Making Smart Choices the Default
Lasting behavior change rarely comes from trying harder. It comes from changing the environment around your decisions. When good choices are easier to make than impulsive ones, progress happens almost automatically.
AI contributes to this shift by embedding awareness into the flow of everyday spending. Instead of reacting after the fact, you’re gently guided in the moment, making thoughtful choices, the path of least resistance rather than something you have to fight for.
Who Benefits Most From AI-Guided Spending Awareness
AI-guided spending awareness is especially valuable for people who want to enjoy their money without constantly worrying about the consequences later. It works well for those who have income coming in but feel uncertain about where it goes, or who find themselves saying yes to small lifestyle purchases that quietly add up over time.
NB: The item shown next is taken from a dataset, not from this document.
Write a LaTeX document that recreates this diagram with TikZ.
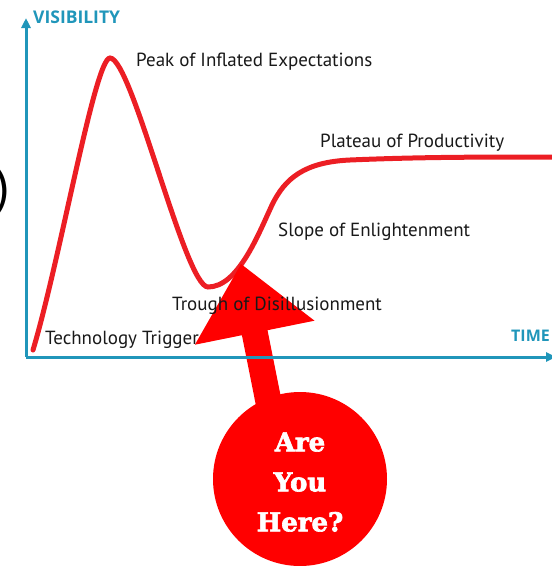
\documentclass[tikz,border=0pt]{standalone}
\usepackage{fontspec}
\setmainfont{PT Sans}
\newfontfamily\axisfont{Open Sans}
\newfontfamily\badgefont[BoldFeatures={FakeBold=2.5}]{DejaVu Serif}
\usetikzlibrary{arrows.meta}
\definecolor{axisteal}{RGB}{32,150,186}
\definecolor{curvered}{RGB}{236,30,36}
\definecolor{badgered}{RGB}{255,0,0}
\definecolor{labelgray}{RGB}{25,25,25}
\begin{document}
\begin{tikzpicture}[x=1pt,y=-1pt,
  axisline/.style={draw=axisteal,line width=3pt,-{Triangle[length=10pt,width=9pt]}},
  axislabel/.style={text=axisteal,font=\axisfont\fontsize{16}{16}\selectfont\bfseries,inner sep=0pt},
  phase/.style={text=labelgray,font=\fontsize{19}{19}\selectfont,inner sep=0pt,anchor=west},
  hype/.style={draw=curvered,line width=5pt,line cap=round},
  badge/.style={fill=badgered,draw=none},
  badgetext/.style={text=white,align=center,inner sep=0pt,
    font=\badgefont\bfseries\fontsize{26}{40}\selectfont}]
\useasboundingbox (0,0) rectangle (552,566);

% axes
\coordinate (origin) at (26,357);
\coordinate (vtop) at (26,18);
\coordinate (hend) at (556,357);

% hype curve
\coordinate (trigger) at (33,350);
\coordinate (peak) at (110,58);
\coordinate (trough) at (208,287);
\coordinate (slope) at (272,205);
\coordinate (shoulder) at (350,160);
\coordinate (plateau) at (556,157);
\draw[hype] (trigger) .. controls (60,260) and (95,58) .. (peak)
  .. controls (132,58) and (185,287) .. (trough)
  .. controls (238,287) and (258,235) .. (slope)
  .. controls (285,178) and (305,162) .. (shoulder)
  .. controls (420,157) and (480,157) .. (plateau);

% pointer arrow and badge
\coordinate (tip) at (241,264);
\coordinate (rbarb) at (314.5,320.7);
\coordinate (rneck) at (267.5,330.2);
\coordinate (rfoot) at (293,457.6);
\coordinate (lfoot) at (267.4,462.8);
\coordinate (lneck) at (241.9,335.2);
\coordinate (lbarb) at (194.9,344.7);
\fill[badgered] (tip) -- (rbarb) -- (rneck) -- (rfoot) -- (lfoot) -- (lneck) -- (lbarb) -- cycle;
\node[badge,circle,minimum size=174pt,inner sep=0pt] (badge) at (300,479) {};
\node[badgetext] (question) at (300,482) {Are\\You\\Here?};

% axes on top
\draw[axisline] (origin) -- (vtop);
\draw[axisline] (origin) -- (hend);
\node[axislabel,anchor=west,font=\axisfont\fontsize{17.5}{17.5}\selectfont\bfseries] (vis) at (33,17) {VISIBILITY};
\node[axislabel,anchor=east] (time) at (550,336) {TIME};

% phase labels
\node[phase] (lpeak) at (136,62) {Peak of Inflated Expectations};
\node[phase] (lplateau) at (320,143) {Plateau of Productivity};
\node[phase] (lslope) at (278,232) {Slope of Enlightenment};
\node[phase] (ltrough) at (172,306) {Trough of Disillusionment};
\node[phase] (ltrigger) at (45,340) {Technology Trigger};

% stray parenthesis at the left margin
\node[text=black,font=\fontsize{52}{52}\selectfont,inner sep=0pt,anchor=east] (paren) at (10,192) {)};
\end{tikzpicture}
\end{document}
Young professionals navigating newfound financial independence, families balancing everyday enjoyment with long-term responsibilities, and gig workers managing irregular income often see the biggest impact. More broadly, anyone trying to balance living well today while staying financially stable for tomorrow can benefit from tools that offer clarity without judgment and guidance without restriction.
FAQs
What is impulse spending in lifestyle purchases?
Impulse spending happens when a purchase is driven more by emotion, convenience, or momentary desire than by intention. Lifestyle impulse buys often feel small in the moment, but over time, they add up because they’re repeated rather than planned.
Can AI really help reduce emotional spending?
AI can’t remove emotions from spending, and it shouldn’t try to. What it does well is create awareness at the right time. By highlighting patterns, timing, and habits, AI introduces a pause that helps you notice when emotions are influencing a decision.
Does using AI mean I have to give up fun or lifestyle purchases?
Not at all. In fact, many people find they enjoy lifestyle spending more when it’s intentional. AI tools help distinguish between purchases that genuinely add value to your life and those that only provide short-lived satisfaction.
How is AI different from traditional budgeting apps?
Traditional budgeting apps focus on tracking and categorizing past spending. AI goes a step further by identifying patterns, habits, and triggers over time. Instead of only showing you what already happened, AI helps you understand why it happened and when it’s likely to happen again, making it easier to make better decisions in the moment.
Is AI-based spending advice actually reliable?
AI works best when it adapts to your behavior rather than forcing rigid rules. When designed responsibly, it learns from your real spending patterns and adjusts insights accordingly. It’s not about giving perfect advice every time, but about becoming more helpful and relevant as you understand each other better.
Control Without Deprivation
Learning to control impulse spending isn’t about becoming stricter with yourself or stripping enjoyment out of your life. It’s about changing the way you relate to money so that spending feels intentional rather than reactive. When decisions slow down just enough to include awareness, regret starts to fade.
AI tools don’t replace judgment or values. They support them. By reducing mental load and highlighting patterns you might not notice on your own, they help you spend in ways that actually align with how you want to live. Over time, this shifts money management from something you brace yourself for into something that quietly works in the background.
The real success isn’t spending less for the sake of it. It’s building a lifestyle where enjoyment doesn’t come with anxiety, and purchases don’t feel like mistakes the moment the excitement wears off. When awareness replaces guilt and intention replaces impulse, money becomes a tool for living well rather than a source of constant negotiation.